The microvascular complications that cause such severe health problems for people with diabetes have their start in this prediabetic stage, Dr. Garber said. These complications also trigger excess cardiovascular risk, he noted, which is a major health issue for diabetics.
People with prediabetes have fasting glucose levels of 100 to 125 mg/dL, or impaired glucose tolerance levels of 140 to 199 mg/dL. Some have both. Diabetes is diagnosed at a fasting level of 126 mg/dL and an impaired tolerance rate of 200 mg/dL.
Since normal glucose rates are defined as fasting levels less than 100 mg/dL and impaired glucose tolerance rates less than 140 mg/dL, a sizeable chasm exists between normal and diabetic. It is this space the groups are targeting.
"We don't mean to create a brand-new illness, but we mean to draw attention to this gap between what is clearly normal and what is disease," said AACE Vice President Daniel Einhorn, MD, clinical professor of medicine at the University of California, San Diego and medical director of the Scripps Whittier Institute for Diabetes in La Jolla, Calif.
Lifestyle changes and beyond
Diabetes is not the only disease for which lower numbers are best. Hypertension kicked off that trend a few years ago with a new category of prehypertension. Ideal LDL scores also have been on a downward trajectory.
So when it comes to advice, the new statement falls in line with the recommendations for those other harbingers of disease -- make lifestyle changes. Even modest losses of 7% to 10% of body weight can result in decreased fat mass, blood pressure, glucose, low-density lipoprotein and triglyceride levels.
A program of moderately intense physical activity for 30 to 60 minutes each day at least five days a week is also recommended, as is a low-fat diet with adequate dietary fiber.

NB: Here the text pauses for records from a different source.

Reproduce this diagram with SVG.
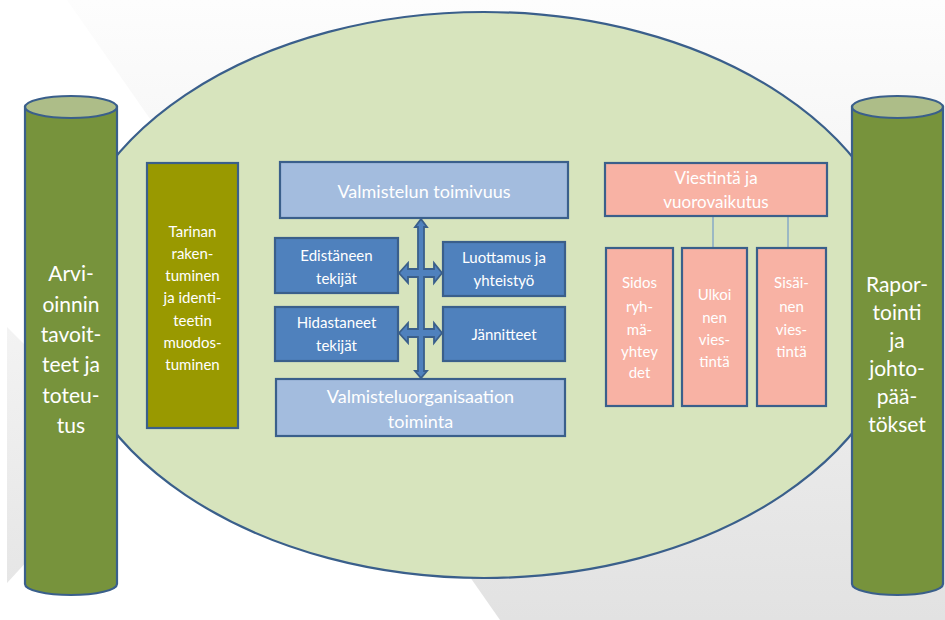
<svg xmlns="http://www.w3.org/2000/svg" width="945" height="620" viewBox="0 0 945 620">
  <defs>
    <linearGradient id="bgGrad" x1="0" y1="0" x2="0" y2="1">
      <stop offset="0" stop-color="#fdfdfd"/>
      <stop offset="1" stop-color="#e2e2e2"/>
    </linearGradient>
    <linearGradient id="bandGrad" x1="0" y1="0" x2="0" y2="1">
      <stop offset="0" stop-color="#f3f3f3"/>
      <stop offset="1" stop-color="#e6e6e6"/>
    </linearGradient>
    <style>
      .stk { stroke: #3A5F8B; stroke-width: 2.2; }
      .cyl { fill: #77933C; }
      .cyltop { fill: #ADBD88; }
      .olive { fill: #999900; }
      .light { fill: #A3BCDE; }
      .dark { fill: #4F81BD; }
      .pink { fill: #F8B2A4; }
      text { font-family: Lato, "Open Sans", "Liberation Sans", sans-serif; fill: #ffffff; text-anchor: middle; }
      .t21 { font-size: 21px; }
      .t18 { font-size: 18px; }
      .t17 { font-size: 17px; }
      .t15 { font-size: 15px; }
      .conn { stroke: #7BA0C8; stroke-width: 1.3; fill: none; }
    </style>
  </defs>

  <rect x="0" y="0" width="945" height="620" fill="#ffffff"/>
  <polygon points="67,0 945,0 945,620 500,620" fill="url(#bgGrad)"/>
  <polygon points="7,327 30,350 30,558 7,583" fill="url(#bandGrad)"/>

  <g id="ellipse">
    <ellipse cx="484" cy="295" rx="422" ry="283" fill="#D7E4BD" class="stk"/>
  </g>

  <g id="cyl-left">
    <path d="M25,107 L25,584 A46,11 0 0 0 117,584 L117,107 Z" class="cyl stk"/>
    <ellipse cx="71" cy="107" rx="46" ry="11" class="cyltop stk"/>
    <text class="t21" x="71" y="281">Arvi-</text>
    <text class="t21" x="71" y="312">oinnin</text>
    <text class="t21" x="71" y="342">tavoit-</text>
    <text class="t21" x="71" y="372">teet ja</text>
    <text class="t21" x="71" y="403">toteu-</text>
    <text class="t21" x="71" y="433">tus</text>
  </g>

  <g id="cyl-right">
    <path d="M852,107 L852,584 A45.5,11 0 0 0 943,584 L943,107 Z" class="cyl stk"/>
    <ellipse cx="897.5" cy="107" rx="45.5" ry="11" class="cyltop stk"/>
    <text class="t21" x="897" y="292">Rapor-</text>
    <text class="t21" x="897" y="320">tointi</text>
    <text class="t21" x="897" y="348">ja</text>
    <text class="t21" x="897" y="376">johto-</text>
    <text class="t21" x="897" y="404">pää-</text>
    <text class="t21" x="897" y="432">tökset</text>
  </g>

  <g id="tarinan">
    <rect x="147" y="163" width="91" height="265" class="olive stk"/>
    <text class="t15" x="192.5" y="237">Tarinan</text>
    <text class="t15" x="192.5" y="259">raken-</text>
    <text class="t15" x="192.5" y="281">tuminen</text>
    <text class="t15" x="192.5" y="303">ja identi-</text>
    <text class="t15" x="192.5" y="326">teetin</text>
    <text class="t15" x="192.5" y="348">muodos-</text>
    <text class="t15" x="192.5" y="370">tuminen</text>
  </g>

  <g id="connectors">
    <path d="M421,219 L427,227 L424,227 L424,269 L434,269 L434,263 L442,273 L434,283 L434,277 L424,277 L424,329 L434,329 L434,323 L442,333 L434,343 L434,337 L424,337 L424,371 L427,371 L421,378 L415,371 L418,371 L418,337 L408,337 L408,343 L399,333 L408,323 L408,329 L418,329 L418,277 L408,277 L408,283 L399,273 L408,263 L408,269 L418,269 L418,227 L415,227 Z" fill="#4F81BD" stroke="#3A5F8B" stroke-width="1.8" stroke-linejoin="miter"/>
    <line class="conn" x1="713" y1="216" x2="713" y2="248"/>
    <line class="conn" x1="788" y1="216" x2="788" y2="248"/>
    <line x1="637" y1="337" x2="637" y2="367" stroke="#3F72B5" stroke-width="1.3"/>
  </g>

  <g id="valmistelun-toimivuus">
    <rect x="280" y="162" width="288" height="56" class="light stk"/>
    <text class="t18" x="424" y="198">Valmistelun toimivuus</text>
  </g>

  <g id="edistaneen">
    <rect x="275" y="238" width="123" height="55" class="dark stk"/>
    <text class="t15" x="336.5" y="261">Edistäneen</text>
    <text class="t15" x="336.5" y="284">tekijät</text>
  </g>

  <g id="luottamus">
    <rect x="443" y="242" width="122" height="54" class="dark stk"/>
    <text class="t15" x="504" y="263">Luottamus ja</text>
    <text class="t15" x="504" y="286">yhteistyö</text>
  </g>

  <g id="hidastaneet">
    <rect x="275" y="307" width="123" height="54" class="dark stk"/>
    <text class="t15" x="336.5" y="328">Hidastaneet</text>
    <text class="t15" x="336.5" y="351">tekijät</text>
  </g>

  <g id="jannitteet">
    <rect x="443" y="307" width="122" height="54" class="dark stk"/>
    <text class="t15" x="504" y="340">Jännitteet</text>
  </g>

  <g id="valmisteluorganisaatio">
    <rect x="276" y="379" width="289" height="57" class="light stk"/>
    <text class="t18" x="420.5" y="403">Valmisteluorganisaation</text>
    <text class="t18" x="420.5" y="428">toiminta</text>
  </g>

  <g id="viestinta">
    <rect x="605" y="163" width="222" height="53" class="pink stk"/>
    <text class="t17" x="716" y="184">Viestintä ja</text>
    <text class="t17" x="716" y="208">vuorovaikutus</text>
  </g>

  <g id="sidos">
    <rect x="606" y="248" width="67" height="158" class="pink stk"/>
    <text class="t15" x="639.5" y="288">Sidos</text>
    <text class="t15" x="639.5" y="312">ryh-</text>
    <text class="t15" x="639.5" y="335">mä-</text>
    <text class="t15" x="639.5" y="357">yhtey</text>
    <text class="t15" x="639.5" y="378">det</text>
  </g>

  <g id="ulkoinen">
    <rect x="682" y="248" width="65" height="158" class="pink stk"/>
    <text class="t15" x="714.5" y="300">Ulkoi</text>
    <text class="t15" x="714.5" y="323">nen</text>
    <text class="t15" x="714.5" y="345">vies-</text>
    <text class="t15" x="714.5" y="367">tintä</text>
  </g>

  <g id="sisainen">
    <rect x="757" y="248" width="69" height="158" class="pink stk"/>
    <text class="t15" x="791.5" y="288">Sisäi-</text>
    <text class="t15" x="791.5" y="312">nen</text>
    <text class="t15" x="791.5" y="335">vies-</text>
    <text class="t15" x="791.5" y="357">tintä</text>
  </g>
</svg>
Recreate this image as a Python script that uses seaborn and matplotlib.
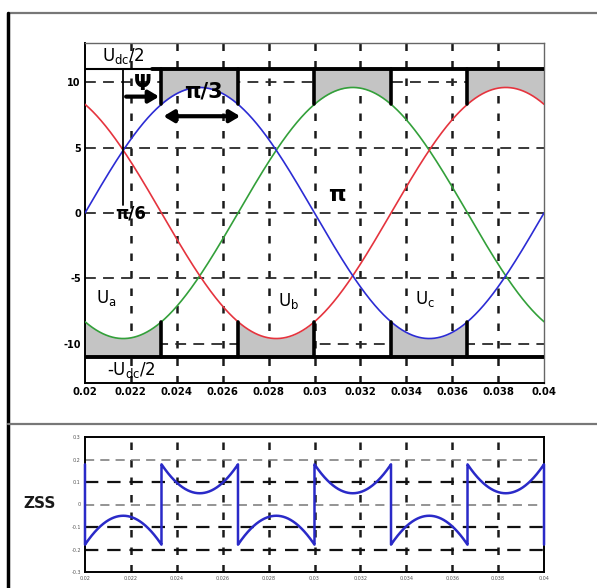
import numpy as np
import pandas as pd
import matplotlib
matplotlib.use("Agg")
import matplotlib.pyplot as plt
import seaborn as sns

# ---------------- data ----------------
t_start, t_end = 0.02, 0.04          # time window (s)
freq_hz = 50                          # grid frequency
amplitude = 9.6                       # phase voltage amplitude
phase_labels = ["Ua", "Ub", "Uc"]
phase_colors = ["#33a03a", "#e5343e", "#2c2cd4"]
phase_shift_deg = [-120, 120, 0]      # phase of each sine at t = 0.02
udc_half = 11                         # +/- Udc/2 levels drawn in top panel
zss_clamp = 10.1                      # clamp level used for the ZSS panel
x_ticks = [0.02, 0.022, 0.024, 0.026, 0.028, 0.03, 0.032, 0.034, 0.036, 0.038, 0.04]
x_tick_labels = ["0.02", "0.022", "0.024", "0.026", "0.028", "0.03",
                 "0.032", "0.034", "0.036", "0.038", "0.04"]
y_ticks = [-10, -5, 0, 5, 10]
zss_ticks = [-3, -2, -1, 0, 1, 2, 3]
zss_tick_labels = ["-0.3", "-0.2", "-0.1", "0", "0.1", "0.2", "0.3"]

# ---------------- build curves ----------------
t = np.linspace(t_start - 0.00001, t_end + 0.00001, 20001)
theta = 2 * np.pi * freq_hz * (t - t_start)
waves = {lab: amplitude * np.sin(theta + np.deg2rad(ph))
         for lab, ph in zip(phase_labels, phase_shift_deg)}
W = np.vstack([waves[l] for l in phase_labels])
vmax, vmin = W.max(axis=0), W.min(axis=0)
top_clamp = (vmax + vmin) > 0
zss = np.where(top_clamp, zss_clamp - vmax, -zss_clamp - vmin)

df = pd.DataFrame({"t": np.tile(t, 3),
                   "v": np.concatenate([waves[l] for l in phase_labels]),
                   "phase": np.repeat(phase_labels, len(t))})
dz = pd.DataFrame({"t": t, "zss": zss})

# ---------------- figure ----------------
sns.set_theme(style="white")
plt.rcParams["font.family"] = ["DejaVu Sans"]
plt.rcParams["text.color"] = "black"
plt.rcParams["xtick.color"] = "black"
plt.rcParams["ytick.color"] = "black"
fig = plt.figure(figsize=(5.97, 5.88), dpi=100)

ax = fig.add_axes([85 / 597, 1 - 383 / 588, (544 - 85) / 597, (383 - 43) / 588])
ax2 = fig.add_axes([85 / 597, 1 - 572 / 588, (544 - 85) / 597, (572 - 437) / 588])

# outer frame
fig.add_artist(plt.Line2D([8 / 597, 1.0], [1 - 13 / 588, 1 - 13 / 588],
                          transform=fig.transFigure, color="#777777", lw=1.6))
fig.add_artist(plt.Line2D([8 / 597, 8 / 597], [1 - 13 / 588, 0.0],
                          transform=fig.transFigure, color="black", lw=2.5))
fig.add_artist(plt.Line2D([8 / 597, 1.0], [1 - 424 / 588, 1 - 424 / 588],
                          transform=fig.transFigure, color="#777777", lw=1.6))

# ---------- top panel ----------
ax.set_xlim(t_start, t_end)
ax.set_ylim(-13, 13)
for xv in x_ticks[1:-1]:
    ax.axvline(xv, color="#1a1a1a", lw=1.8, ls=(0, (3, 4)), zorder=1)
for yv in y_ticks:
    ax.axhline(yv, color="#2a2a2a", lw=1.3, ls=(0, (6, 4)), zorder=1)

for lab in phase_labels:
    v = waves[lab]
    is_max = np.isclose(v, vmax)
    is_min = np.isclose(v, vmin)
    ax.fill_between(t, v, udc_half, where=is_max & top_clamp,
                    color="#c4c4c4", lw=0, zorder=2)
    ax.fill_between(t, v, -udc_half, where=is_min & ~top_clamp,
                    color="#c4c4c4", lw=0, zorder=2)

sns.lineplot(data=df, x="t", y="v", hue="phase", palette=phase_colors,
             hue_order=phase_labels, lw=1.2, legend=False, ax=ax, zorder=4,
             sort=False, estimator=None)

# sector boundaries (thick vertical bars)
idx = np.where(np.diff(top_clamp.astype(int)) != 0)[0]
for i in idx:
    tb = t[i]
    if t_start + 0.0001 < tb < t_end - 0.0001:
        ax.plot([tb, tb], [vmax[i], udc_half], color="black", lw=2.6, zorder=5)
        ax.plot([tb, tb], [vmin[i], -udc_half], color="black", lw=2.6, zorder=5)

ax.plot([t_start, 0.0229], [udc_half, udc_half], color="black", lw=1.5, zorder=5)
ax.plot([0.0229, t_end], [udc_half, udc_half], color="black", lw=2.8, zorder=5)
ax.plot([t_start, t_end], [-udc_half, -udc_half], color="black", lw=2.8, zorder=5)

# annotations
ax.plot([0.02167, 0.02167], [udc_half, 0.6], color="black", lw=1.3, zorder=5)
ax.annotate("", xy=(0.02335, 8.9), xytext=(0.02167, 8.9),
            arrowprops=dict(arrowstyle="-|>,head_length=0.5,head_width=0.3",
                            color="black", lw=3), zorder=6)
ax.annotate("", xy=(0.02688, 7.4), xytext=(0.0233, 7.4),
            arrowprops=dict(arrowstyle="<|-|>,head_length=0.5,head_width=0.3",
                            color="black", lw=3), zorder=6)
ax.text(0.02253, 9.85, "Ψ", fontsize=15, fontweight="bold", ha="center",
        va="center", zorder=7)
ax.text(0.02514, 9.3, "π/3", fontsize=15, fontweight="bold", ha="center",
        va="center", zorder=7)
ax.text(0.0220, 0.0, "π/6", fontsize=12, fontweight="bold", ha="center",
        va="center", zorder=7)
ax.text(0.03098, 1.38, "π", fontsize=16, fontweight="bold", ha="center",
        va="center", zorder=7)
ax.text(0.02074, 12.0, r"$\mathregular{U_{dc}}$/2", fontsize=12, ha="left",
        va="center", zorder=7)
ax.text(0.02096, -12.0, r"-$\mathregular{U_{dc}}$/2", fontsize=12, ha="left",
        va="center", zorder=7)
for lab, xl, yl in zip(phase_labels, [0.02091, 0.02889, 0.03481], [-6.5, -6.7, -6.6]):
    ax.text(xl, yl, r"$\mathregular{U_{%s}}$" % lab[1], fontsize=12,
            ha="center", va="center", zorder=7)

ax.set_xticks(x_ticks)
ax.set_xticklabels(x_tick_labels, fontsize=7.3, fontweight="bold")
ax.set_yticks(y_ticks)
ax.set_yticklabels([str(v) for v in y_ticks], fontsize=7, fontweight="bold")
ax.tick_params(length=0, pad=3)
ax.set_xlabel("")
ax.set_ylabel("")
for s in ["top", "right"]:
    ax.spines[s].set_color("#666666")
    ax.spines[s].set_linewidth(1.0)
for s in ["left", "bottom"]:
    ax.spines[s].set_color("black")
    ax.spines[s].set_linewidth(1.4)

# ---------- bottom panel ----------
ax2.set_xlim(t_start, t_end)
ax2.set_ylim(-3, 3)
for xv in x_ticks[1:-1]:
    ax2.axvline(xv, color="#1a1a1a", lw=1.8, ls=(0, (3, 4)), zorder=1)
for yv, col, lw in zip([2, 1, 0, -1, -2],
                       ["#777777", "#111111", "#777777", "#111111", "#111111"],
                       [1.1, 1.6, 1.1, 1.6, 1.6]):
    ax2.axhline(yv, color=col, lw=lw, ls=(0, (6, 4)), zorder=1)
sns.lineplot(data=dz, x="t", y="zss", color="#2a2ac8", lw=1.8, ax=ax2,
             zorder=4, sort=False, estimator=None)
for ln in ax2.get_lines()[-1:]:
    ln.set_clip_on(False)
ax2.set_xticks(x_ticks)
ax2.set_xticklabels(x_tick_labels, fontsize=3.5, color="#555555")
ax2.set_yticks(zss_ticks)
ax2.set_yticklabels(zss_tick_labels, fontsize=3.5, color="#555555")
ax2.tick_params(length=0, pad=3)
ax2.set_xlabel("")
ax2.set_ylabel("")
for s in ax2.spines.values():
    s.set_color("black")
    s.set_linewidth(1.4)
    s.set_zorder(3)

fig.text(40 / 597, 1 - 503 / 588, "ZSS", fontsize=11, fontweight="bold",
         ha="center", va="center", color="#1a1a1a")

fig.savefig("out.png", dpi=100)
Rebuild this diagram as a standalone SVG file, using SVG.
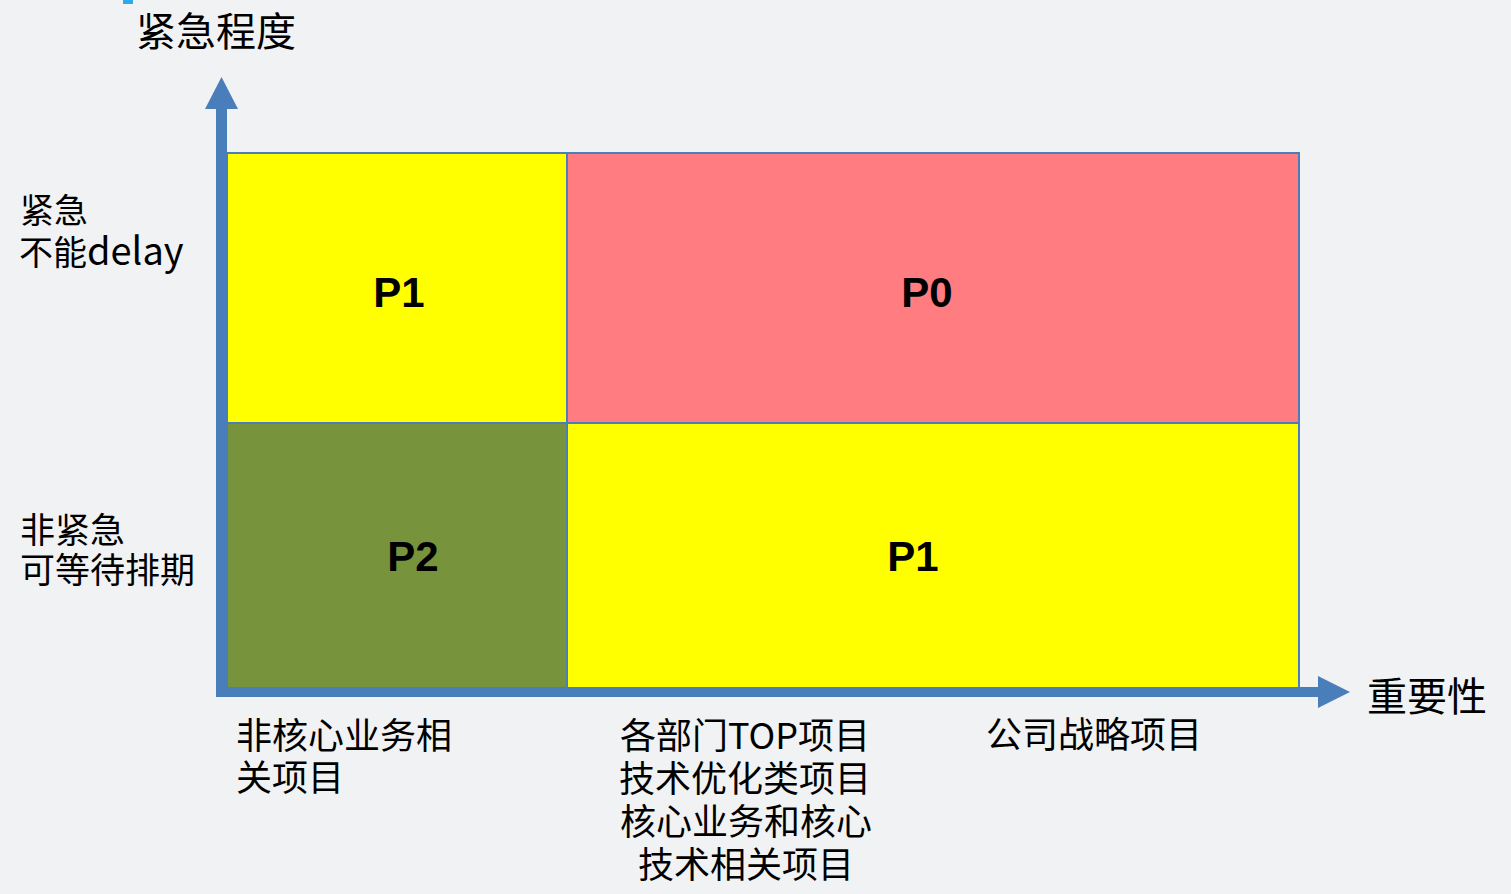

But the statement goes beyond these steps. "We all agree that lifestyle is the first way to go, but we have to recognize that in those at the highest risk, lifestyle might not be enough," said Yehuda Handelsman, MD, medical director of the Metabolic Institute of America, in Tarzana, Calif., a diabetes research and education facility. He also served on the panel that drafted the statement.
While acknowledging that no medications have been approved by the Food and Drug Administration for the treatment of prediabetes, the panel recommends that metformin and acarbose be considered for patients at particularly high risk, such as those with worsening glycemia or cardiovascular disease.
Their statement also recommends that physicians check fasting plasma glucose, hemoglobin A1c levels and lipids every six months.
ACE inhibitors and angiotensin receptor blockers should be considered first-line treatments. Thiazides and beta-blockers, which have adverse effects on glycemia, should be used with caution, according to the statement.
Aspirin also is recommended for those with no excess risk of gastrointestinal complications or hemorrhagic conditions.
Although bariatric surgery is effective at reducing the risk for diabetes in patients who are morbidly obese, the panel did not recommend surgery for those with prediabetes.
The move to treat patients at risk for diabetes earlier has the potential to lower substantially the costs associated with the disease, the panel said. The explosion of obesity and diabetes in the nation is reflected in an enormous burden on the health care system, with an annual estimated cost of $174 billion, Dr. Garber said.
With costs high and expected to grow in coming years, something had to be done, Dr. Garber said. "In light of that, we decided to try to formulate a systematic attempt to deal with it."